### REQUIRED TASK:
Up to and including the line with "(0,0) rectangle (1052,796);", write out the listing from its first line, minus the pictures.
START INFORMATION SHOWN
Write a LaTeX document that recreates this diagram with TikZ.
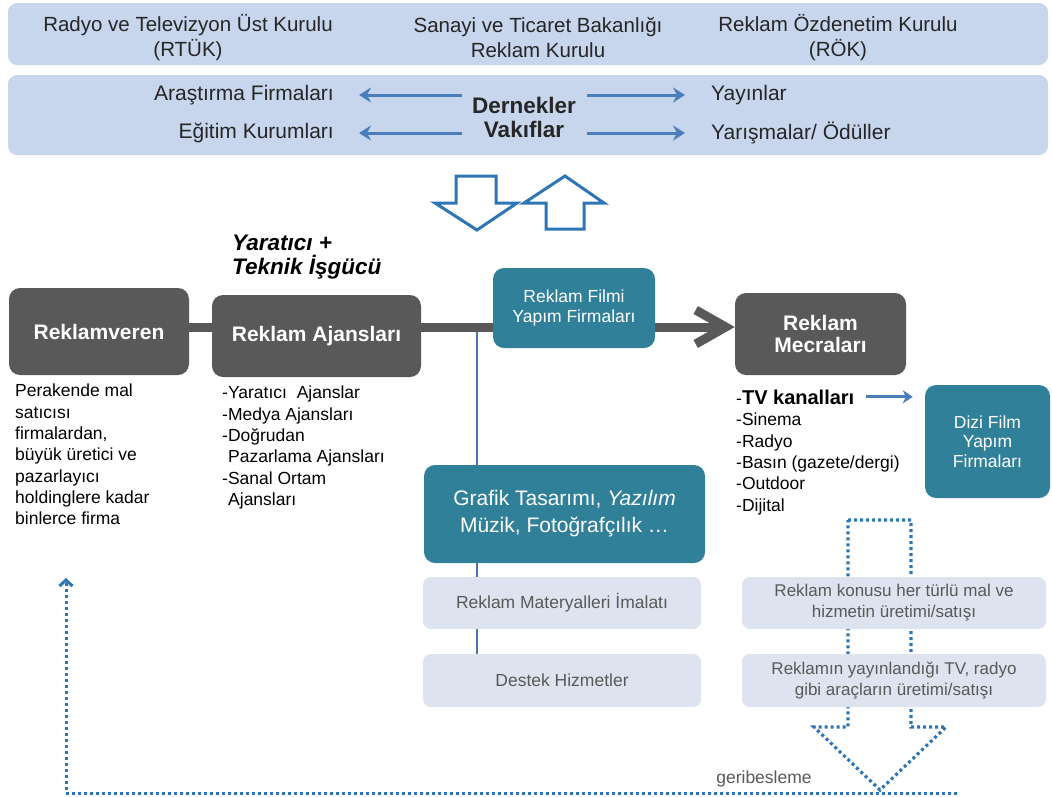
\documentclass[tikz,border=0pt]{standalone}
\usepackage{fontspec}
\setmainfont{Liberation Sans}
\usetikzlibrary{arrows.meta,backgrounds}
\definecolor{bandblue}{HTML}{C7D6EC}
\definecolor{lightbox}{HTML}{DDE4EF}
\definecolor{darkbox}{HTML}{595959}
\definecolor{tealbox}{HTML}{31809A}
\definecolor{arrowblue}{HTML}{4A7EBB}
\definecolor{hollowblue}{HTML}{2E75B6}
\definecolor{dotblue}{HTML}{2F74B5}
\definecolor{txt}{HTML}{262626}
\definecolor{graytxt}{HTML}{595959}
\definecolor{vlineblue}{HTML}{4F71A8}
\newcommand{\fs}[2]{\fontsize{#1}{#2}\selectfont}
\begin{document}
\begin{tikzpicture}[x=1pt,y=-1pt,
 band/.style={fill=bandblue, rounded corners=9pt, draw=none, inner sep=0pt},
 dbox/.style={fill=darkbox, rounded corners=11pt, text=white, font=\fs{21}{22}\bfseries, align=center, inner sep=0pt},
 tbox/.style={fill=tealbox, rounded corners=11pt, text=white, align=center, inner sep=0pt},
 lbox/.style={fill=lightbox, rounded corners=8pt, text=graytxt, align=center, inner sep=0pt, font=\fs{17.5}{21}},
 bandtxt/.style={text=txt, align=center, inner sep=0pt, font=\fs{20.5}{25}},
 sidetxt/.style={text=txt, inner sep=0pt, font=\fs{21}{25}},
 listtxt/.style={text=black, align=left, inner sep=0pt, font=\fs{17.5}{21.3}},
 barrow/.style={draw=arrowblue, line width=3pt, -{Stealth[length=12pt,width=15pt,inset=4pt]}},
 mainline/.style={draw=darkbox, line width=9pt},
 vline/.style={draw=vlineblue, line width=2.5pt},
 hollow/.style={draw=hollowblue, line width=3pt, fill=white, line join=miter},
 bigdots/.style={draw=hollowblue, line width=3.2pt, dash pattern=on 3pt off 3pt},
 fbline/.style={draw=dotblue, line width=3pt, dash pattern=on 3pt off 3pt, -{Straight Barb[length=6pt,width=13pt]}},
]
\useasboundingbox (0,0) rectangle (1052,796);

% top bands
\node[band, minimum width=1040pt, minimum height=62pt] (b1) at (528,34) {};
\node[band, minimum width=1040pt, minimum height=80pt] (b2) at (528,115) {};
\node[bandtxt] (rtuk) at (188,37.5) {Radyo ve Televizyon Üst Kurulu\\(RTÜK)};
\node[bandtxt] (stb) at (538,37.5) {Sanayi ve Ticaret Bakanlığı\\Reklam Kurulu};
\node[bandtxt] (rok) at (838,37.5) {Reklam Özdenetim Kurulu\\(RÖK)};

\node[sidetxt, anchor=east] (ar) at (334,95) {Araştırma Firmaları};
\node[sidetxt, anchor=east] (eg) at (334,133) {Eğitim Kurumları};
\node[sidetxt, anchor=west] (ya) at (711,95) {Yayınlar};
\node[sidetxt, anchor=west] (yr) at (711,133) {Yarışmalar/ Ödüller};
\node[text=txt, align=center, inner sep=0pt, font=\fs{22.5}{24}\bfseries] (dv) at (524,117) {Dernekler\\Vakıflar};
\draw[barrow, shorten <=10pt, shorten >=25pt] (dv.west |- ar.east) -- (ar.east);
\draw[barrow, shorten <=10pt, shorten >=25pt] (dv.west |- eg.east) -- (eg.east);
\draw[barrow, shorten <=11pt, shorten >=26pt] (dv.east |- ya.west) -- (ya.west);
\draw[barrow, shorten <=11pt, shorten >=26pt] (dv.east |- yr.west) -- (yr.west);

% hollow block arrows
\draw[hollow] (456,176) -- (496,176) -- (496,203) -- (517,203) -- (477,230) -- (435,203) -- (456,203) -- cycle;
\draw[hollow] (565,176) -- (604,203) -- (584,203) -- (584,229) -- (546,229) -- (546,203) -- (524,203) -- cycle;

\node[anchor=north west, inner sep=0pt, align=left, font=\fs{22.5}{24}\bfseries\itshape, text=black] (yt) at (232,235) {Yaratıcı +\\Teknik İşgücü};

% main boxes
\node[dbox, minimum width=180pt, minimum height=87pt] (rv) at (99,331.5) {Reklamveren};
\node[dbox, minimum width=209pt, minimum height=82pt] (ag) at (316.5,336) {Reklam Ajansları};
\node[tbox, minimum width=162pt, minimum height=80pt, font=\fs{17.5}{20}] (film) at (574,308) {Reklam Filmi\\Yapım Firmaları};
\node[dbox, minimum width=171pt, minimum height=82pt] (mec) at (820.5,334) {Reklam\\Mecraları};
\node[tbox, minimum width=125pt, minimum height=113pt, font=\fs{17.5}{19.5}] (dizi) at (987.5,441.5) {Dizi Film\\Yapım\\Firmaları};
\node[tbox, minimum width=281pt, minimum height=98pt, font=\fs{21}{27}] (gr) at (564.5,514) {Grafik Tasarımı, \textit{Yazılım}\\Müzik, Fotoğrafçılık …};
\node[lbox, minimum width=278pt, minimum height=52pt] (mat) at (562,603) {Reklam Materyalleri İmalatı};
\node[lbox, minimum width=278pt, minimum height=53pt] (des) at (562,680.5) {Destek Hizmetler};
\node[lbox, minimum width=304pt, minimum height=52pt, font=\fs{17}{21}] (r1) at (894,603) {Reklam konusu her türlü mal ve\\hizmetin üretimi/satışı};
\node[lbox, minimum width=304pt, minimum height=53pt, font=\fs{17}{21}] (r2) at (894,680.5) {Reklamın yayınlandığı TV, radyo\\gibi araçların üretimi/satışı};

% descriptions
\node[listtxt, anchor=north west] (rvd) at (15,384) {Perakende mal\\satıcısı\\firmalardan,\\büyük üretici ve\\pazarlayıcı\\holdinglere kadar\\binlerce firma};
\node[listtxt, anchor=north west] (agd) at (222,386) {-Yaratıcı\ \ Ajanslar\\-Medya Ajansları\\-Doğrudan\\\hspace*{6pt}Pazarlama Ajansları\\-Sanal Ortam\\\hspace*{6pt}Ajansları};
\node[anchor=base west, inner sep=0pt, text=black] (tv) at (736,404) {\fs{17.5}{21}-\fs{20}{22}\bfseries TV kanalları};
\node[listtxt, anchor=north west] (med) at (736,413) {-Sinema\\-Radyo\\-Basın (gazete/dergi)\\-Outdoor\\-Dijital};
\draw[barrow, -{Stealth[length=10pt,width=13pt,inset=3pt]}, shorten <=11pt, shorten >=12pt] (tv.east) -- (tv.east -| dizi.west);

\node[text=graytxt, font=\fs{17.5}{21}, inner sep=0pt] (fb) at (764,779) {geribesleme};

% connectors behind boxes
\coordinate (my) at (0,327);
\coordinate (junc) at (477,327);
\begin{pgfonlayer}{background}
\draw[vline] (junc) -- (junc |- des.north);
\draw[mainline, -{Straight Barb[length=30pt,width=34pt]}] (rv.center |- my) -- (mec.west |- my);
\draw[bigdots] (848,520) -- (911,520) -- (911,727) -- (946,727) -- (880,790) -- (814,727) -- (848,727) -- cycle;
\end{pgfonlayer}

% feedback
\coordinate (fbR) at (957,793);
\coordinate (fbL) at (66,793);
\coordinate (fbT) at (66,578);
\draw[fbline] (fbR) -- (fbL) -- (fbT);
\end{tikzpicture}
\end{document}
END INFORMATION SHOWN
### FINISHED ANSWER:
Write a LaTeX document that recreates this diagram with TikZ.
\documentclass[tikz,border=0pt]{standalone}
\usepackage{fontspec}
\setmainfont{Liberation Sans}
\usetikzlibrary{arrows.meta,backgrounds}
\definecolor{bandblue}{HTML}{C7D6EC}
\definecolor{lightbox}{HTML}{DDE4EF}
\definecolor{darkbox}{HTML}{595959}
\definecolor{tealbox}{HTML}{31809A}
\definecolor{arrowblue}{HTML}{4A7EBB}
\definecolor{hollowblue}{HTML}{2E75B6}
\definecolor{dotblue}{HTML}{2F74B5}
\definecolor{txt}{HTML}{262626}
\definecolor{graytxt}{HTML}{595959}
\definecolor{vlineblue}{HTML}{4F71A8}
\newcommand{\fs}[2]{\fontsize{#1}{#2}\selectfont}
\begin{document}
\begin{tikzpicture}[x=1pt,y=-1pt,
 band/.style={fill=bandblue, rounded corners=9pt, draw=none, inner sep=0pt},
 dbox/.style={fill=darkbox, rounded corners=11pt, text=white, font=\fs{21}{22}\bfseries, align=center, inner sep=0pt},
 tbox/.style={fill=tealbox, rounded corners=11pt, text=white, align=center, inner sep=0pt},
 lbox/.style={fill=lightbox, rounded corners=8pt, text=graytxt, align=center, inner sep=0pt, font=\fs{17.5}{21}},
 bandtxt/.style={text=txt, align=center, inner sep=0pt, font=\fs{20.5}{25}},
 sidetxt/.style={text=txt, inner sep=0pt, font=\fs{21}{25}},
 listtxt/.style={text=black, align=left, inner sep=0pt, font=\fs{17.5}{21.3}},
 barrow/.style={draw=arrowblue, line width=3pt, -{Stealth[length=12pt,width=15pt,inset=4pt]}},
 mainline/.style={draw=darkbox, line width=9pt},
 vline/.style={draw=vlineblue, line width=2.5pt},
 hollow/.style={draw=hollowblue, line width=3pt, fill=white, line join=miter},
 bigdots/.style={draw=hollowblue, line width=3.2pt, dash pattern=on 3pt off 3pt},
 fbline/.style={draw=dotblue, line width=3pt, dash pattern=on 3pt off 3pt, -{Straight Barb[length=6pt,width=13pt]}},
]
\useasboundingbox (0,0) rectangle (1052,796);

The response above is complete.